Consider we are using a flag which takes a 0 or 1 value in a embedded programming. Thus we need only 1 bit. However when CPU access data it would access all the 8 bit associated with it. Is this a waste of CPU? Is there a technique to avoid this inefficiency?
3 Answers
Traditionally, Accessing a single bit requires reading the entire word, masking the single bit of interest then acting on the result.
Modifying a single bit required a read, mask and modify, ORing or ANDing depending setting or clearing then writing the result back. The so called "read-modify-write" action. Yes this is inefficient.
A solution called "bit-banding" sets aside a region of memory whose address map to single bits primarily for peripherals.

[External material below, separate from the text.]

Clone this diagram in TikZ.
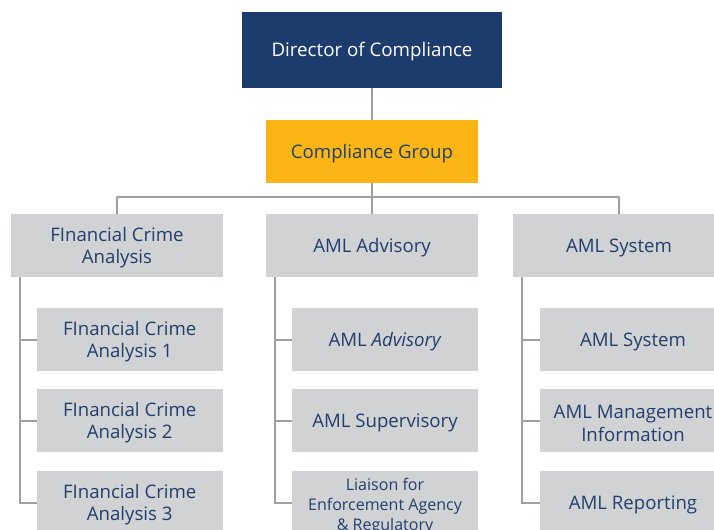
\documentclass[tikz,border=0pt]{standalone}
\usepackage{fontspec}
\setmainfont{Open Sans}
\definecolor{navy}{HTML}{1C3C6D}
\definecolor{txtnavy}{HTML}{213F6E}
\definecolor{gold}{HTML}{FBB615}
\definecolor{boxgray}{HTML}{D1D2D4}
\definecolor{linegray}{HTML}{9FA0A3}
\newcommand{\firstln}{\rule{0pt}{19bp}}
\begin{document}
\begin{tikzpicture}[x=1bp,y=-1bp,
  base/.style={rectangle, inner sep=0pt, align=center, font=\fontsize{18.7}{22.3}\selectfont,
    execute at begin node={\rule{0pt}{17.6bp}}},
  topbox/.style={base, fill=navy, text=white, minimum width=260bp, minimum height=76bp, font=\fontsize{18.8}{22.3}\selectfont},
  groupbox/.style={base, fill=gold, text=txtnavy, minimum width=212bp, minimum height=63bp},
  deptbox/.style={base, fill=boxgray, text=txtnavy, minimum width=212bp, minimum height=63bp},
  subbox/.style={base, fill=boxgray, text=txtnavy, minimum width=186bp, minimum height=63bp},
  conn/.style={draw=linegray, line width=2bp}
]
\useasboundingbox (0,0) rectangle (714,530);
\clip (0,0) rectangle (714,530);

\node[topbox] (dir) at (372,50) {Director of Compliance};
\node[groupbox] (cg) at (372,151.5) {Compliance Group};

\node[deptbox] (fca) at (117,245.5) {\firstln FInancial Crime\\Analysis};
\node[deptbox] (adv) at (372,245.5) {AML Advisory};
\node[deptbox] (sys) at (619,245.5) {AML System};

\node[subbox] (fca1) at (129.7,339.5) {\firstln FInancial Crime\\Analysis 1};
\node[subbox] (fca2) at (129.7,420.5) {\firstln FInancial Crime\\Analysis 2};
\node[subbox] (fca3) at (129.7,502.5) {\firstln FInancial Crime\\Analysis 3};

\node[subbox] (adv1) at (385,339.5) {AML \textit{Advisory}};
\node[subbox] (adv2) at (385,420.5) {AML Supervisory};
\node[subbox, anchor=north, font=\fontsize{16.1}{20}\selectfont, text depth=0pt,
  execute at begin node={}] (adv3) at (385,471) {\rule{0pt}{15.5bp}Liaison for\\Enforcement Agency\\\& Regulatory};

\node[subbox] (sys1) at (633,339.5) {AML System};
\node[subbox] (sys2) at (633,420.5) {\firstln AML Management\\Information};
\node[subbox] (sys3) at (633,502.5) {AML Reporting};

\coordinate (bar) at (372,197.5);

\draw[conn] (dir.south) -- (cg.north);
\draw[conn] (cg.south) -- (bar);
\draw[conn] (fca.north) -- (fca.north |- bar) -- (sys.north |- bar) -- (sys.north);
\draw[conn] (bar) -- (adv.north);

\foreach \p/\c in {fca/fca1, fca/fca2, fca/fca3, adv/adv1, adv/adv2, sys/sys1, sys/sys2, sys/sys3}{
  \draw[conn] ([xshift=9bp]\p.south west) |- (\c.west);
}
\draw[conn] ([xshift=9bp]adv.south west) |- (adv3.west |- fca3.west);
\end{tikzpicture}
\end{document}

I used this for the first time in the ARM Cortex-M3. Arm's solution is accessible in C-programming.
It depends on CPU.
Some can access a single bit and some don't.
In any programming language you can store 8 flags per 8-bit byte yourself or with the help of the language if it supports the feature, e.g. C language bit fields.
If you have a lot of flags this may help so less memory is wasted. For a moder CPU with megabytes or gigabytes of memory it hardly matters, but for a small microcontroller with no RAM at all it may help to use the small amount of registers as storage.
A simple CPU with an 8-bit bus will simply access 8 bits at a time, as part of a single memory operation which isn't divisible further. This is the case for anything from a tiny AVR that reads an 8-bit register even when you just care about one GPIO, to a high-end x86_64 CPU that will load a whole byte in a single mov ... [byte ptr]
instruction, while possibly loading an entire cache line (as large as 64 bytes) into the L1 cache. This isn't an "inefficiency", per se - it's simplicity that allows better performance and better efficiency in the end.
It would require much more hardware and complexity to allow loading a single bit, while the underlying hardware is already offering data in a size that it can work with efficiently. Trying to subdivide the 8-bit bus of the AVR, or the cache lines and memory bus of the x86_64 CPU, would require a profound amount of extra circuitry, control complexity, and resulting silicon area/power consumption/speed penalties. As RussellH's answer points out, some vendors have made the choice to support that functionality with its requisite complexity, but it's not a tradeoff that makes sense for all hardware.